I wish I could remember where I read this, it was years ago, but the assertion was that by the 23rd century in "Star Trek", travel on Earth and cross-cultural interactions would make the world so small that it would be a very homogenized planet. Accents and dialects would be fading away and eventually die out.
Except that as humans colonized other planets, they'd presumably develop new planetary accents. ST missed an opportunity -- they could've said, for instance, that Chekov came from a planet that was settled mainly by Russians.
I'm not convinced, though, that regular interaction and travel would cause regional accents to die out. You can find various different accents within a single city, where people who interact every day still speak differently from each other -- for instance, all the various gradations of London accents, from posh to Cockney and everywhere in between. Granted, there's a degree of class division underlying that, but there's more behind the existence of different accents than simply a lack of travel or interaction. There would certainly be more overlap of accents and cultures in an Earth united by transporters and high-speed shuttles, but certainly not to the point of complete homogeneity (and certainly not to the point of the uniform Americanized culture that Trek depicts).
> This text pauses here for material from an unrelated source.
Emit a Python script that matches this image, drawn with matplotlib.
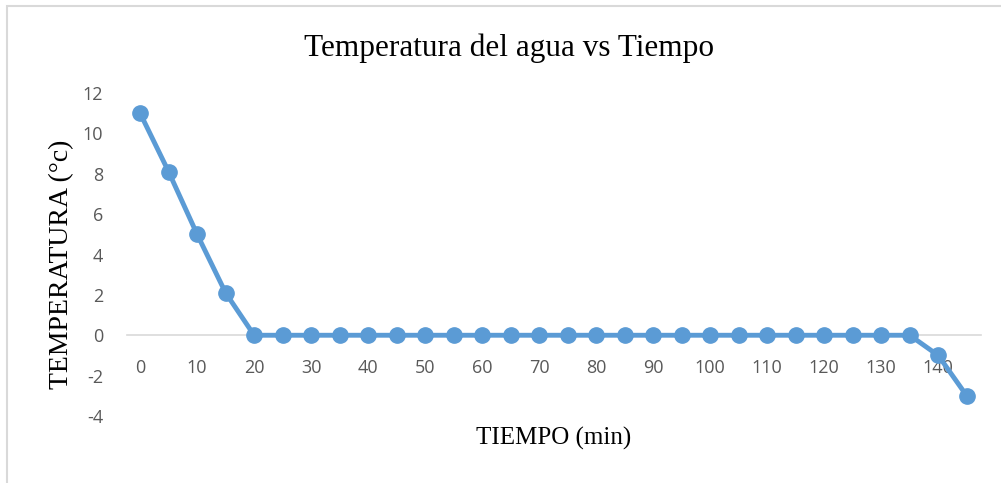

Neat idea about what I guess would be "colonial accents" that came from colonization.
As far as "city" accents go, you're right. Even here in the DC area, you can still tell a native of Washington from someone who moved here or was brought up in the suburbs. It's getting hard, but you still can. That said, I honestly didn't realize how much my accent had changed over the years after living in NOVA twenty years before I went back to my home town in Iowa for an extended stay this year. I couldn't believe that's how I used to speak. It was actually "weird" to my ear. It was, you betcha.